Until the revelation that Paro has been married since she was 3 years old to some unseen Rajput scion. Guess who that boy was? Sigh. Shiva has to perform at her wedding (oh the tragedy!) before Paro is sent to live a widow’s (I’m guessing the widow bit as she wore white, no sindoor, and cried non-stop so it was quite funereal anyway) life at her in-laws and mopes around a lot.

Note: Re the village belle –  Despite her clothing usually erring on the correct side of the fabric to flesh ratio for a snake, she does fail other snake tests and is a Fake Snake.

Anyway Paro’s change of address propels Shiva back to his family home and into Snake Queen territory. He does a lot of pining and trying to lure Paro out with his snake music, which is just asking for trouble.

Naga Raj saves his human from the Snake Queen which made me wonder about the Snake Code and what did a snake have to do for other snakes to turn against it, and did they have to show just cause if they were opposing a more powerful creature?  And also, what were her responsibilities towards lesser snakes? Was she justified in attacking them? It raised so many questions.

I did like this song where the Snake Queen impersonates Juhi, but is caught out by her excessive accessories (compared to the pristine white of the real Paro). She misses a couple of easy bites. I really had to question this whole selective bite placement thing that filmi snakes seem to have.

It emerges that the uncle snake charmer knows Shiva’s real identity. Shiva’s father rejects the idea as some attempt at magic although I wondered if that was really to protect his son given that the vengeful snake was likely to still be around. All unaware of this peril, Shiva and Paro return to the forest and I think they sort of get married. Wedding rituals in the snake charmer village seemed quite straightforward, and there was a robust approach to courtship.
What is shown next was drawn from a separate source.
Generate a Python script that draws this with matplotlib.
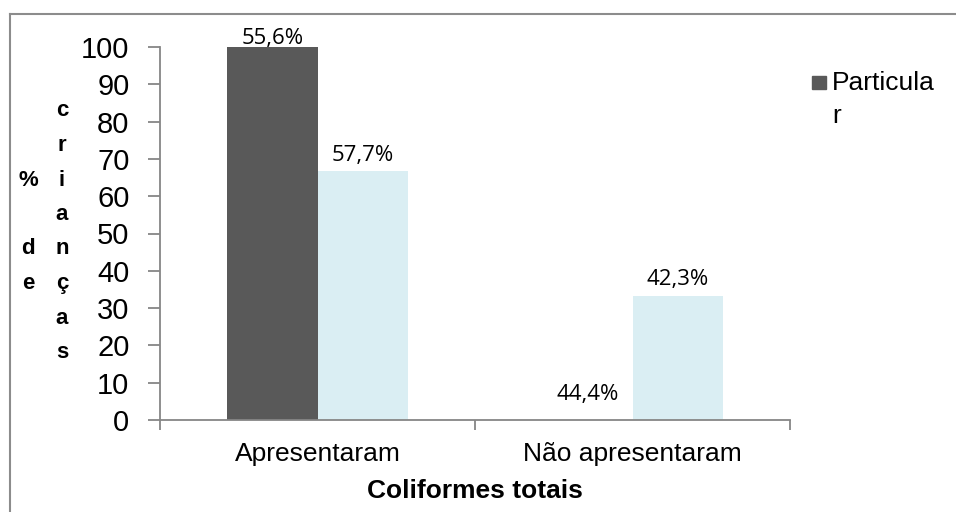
import numpy as np
import matplotlib
matplotlib.use("Agg")
import matplotlib.pyplot as plt
from matplotlib.lines import Line2D
from matplotlib.patches import Rectangle

# Data
categories = ["Apresentaram", "Não apresentaram"]
particular = [100, 0]
other = [66.7, 33.3]
particularLabels = ["55,6%", "44,4%"]
otherLabels = ["57,7%", "42,3%"]
yTicks = [0, 10, 20, 30, 40, 50, 60, 70, 80, 90, 100]
legendLabel = "Particula\nr"

darkCol = "#595959"
lightCol = "#DAEEF3"
axisCol = "#868686"

W, H = 956, 512
fig = plt.figure(figsize=(W / 100, H / 100), dpi=100)
ax = fig.add_axes([160 / W, (H - 420) / H, 630 / W, 373 / H])

x = np.arange(len(categories))
bw = 0.286
b1 = ax.bar(x - bw / 2, particular, bw, color=darkCol)
b2 = ax.bar(x + bw / 2, other, bw, color=lightCol)

for rect, lab in zip(b1, particularLabels):
    h = rect.get_height()
    # label pushed down when the bar reaches the top of the axis
    yl = h - 0.5 if h >= 100 else h + 4
    ax.text(rect.get_x() + rect.get_width() / 2, yl, lab,
            ha="center", va="bottom", fontsize=16, family="Open Sans")
for rect, lab in zip(b2, otherLabels):
    ax.text(rect.get_x() + rect.get_width() / 2, rect.get_height() + 1.5, lab,
            ha="center", va="bottom", fontsize=16, family="Open Sans")

ax.set_xlim(-0.5, 1.5)
ax.set_ylim(0, 100)
ax.set_yticks(yTicks)
ax.set_yticklabels([str(v) for v in yTicks], fontsize=21, family="Liberation Sans")
ax.set_xticks([-0.5, 0.5, 1.5])
ax.set_xticklabels([])
ax.set_xticks(x, minor=True)
ax.set_xticklabels(categories, minor=True, fontsize=19, family="Liberation Sans")
ax.tick_params(axis="x", which="minor", length=0, pad=16)
ax.tick_params(axis="x", which="major", length=7, color=axisCol, width=1.3)
ax.tick_params(axis="y", length=9, color=axisCol, width=1.3, pad=13)
for s in ["top", "right"]:
    ax.spines[s].set_visible(False)
for s in ["left", "bottom"]:
    ax.spines[s].set_color(axisCol)
    ax.spines[s].set_linewidth(1.3)

fig.text(475 / W, 1 - 491 / H, "Coliformes totais", ha="center", va="center",
         fontsize=19, fontweight="bold", family="Liberation Sans")

# stacked y label
col1 = ["%", "", "d", "e"]
col2 = list("crianças")
dy = 34.5
for i, ch in enumerate(col1):
    fig.text(28 / W, 1 - (180 + i * dy) / H, ch, ha="center", va="center",
             fontsize=16, fontweight="bold", family="Liberation Sans")
for i, ch in enumerate(col2):
    fig.text(62 / W, 1 - (111 + i * dy) / H, ch, ha="center", va="center",
             fontsize=16, fontweight="bold", family="Liberation Sans")

# legend
fig.add_artist(Rectangle((812 / W, 1 - 89 / H), 14 / W, 13 / H, color=darkCol,
                         transform=fig.transFigure))
fig.text(832 / W, 1 - 71 / H, legendLabel, ha="left", va="top", fontsize=19,
         family="Liberation Sans", linespacing=1.45)

# chart area border (top and left only visible)
fig.add_artist(Line2D([10 / W, 10 / W], [0, 1 - 14 / H], color="#8c8c8c", lw=1.5))
fig.add_artist(Line2D([10 / W, 1], [1 - 14 / H, 1 - 14 / H], color="#8c8c8c", lw=1.5))

fig.savefig("out.png", dpi=100)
Basically, if you can catch your person and subdue them, you’re as good as married.

Having set Naga Raj to wait outside (after a bit of a chat about the privacy required on one’s wedding night), Aamir and Juhi are alone. He does lots of nuzzling and she looks like she has passed out. But the Snake Queen takes the opportunity to attack.

 

Can Shiva’s magical powers save Paro? Will there be flying snakes? Will it involve a ritual both very silly and slightly icky? Will someone go up in a ball of flames? Will people just learn how to get along? What do you think? (If you really have to know, I can’t help you thanks to Shemaroo – who don’t care enough to release decent quality DVDs but will stop you watching this on youtube. Sigh)

This is not a good film but I was entertained enough and don’t regret the time spent. I can’t say that for every film I see! Tahir Hussain hasn’t created a masterpiece but he has made a pretty solid snake revenge romance. The soundtrack by Anand-Milind is pleasant, and there is some nicely energetic dancing. And you know, Aamir, Juhi and those snakes. 2 ½ stars!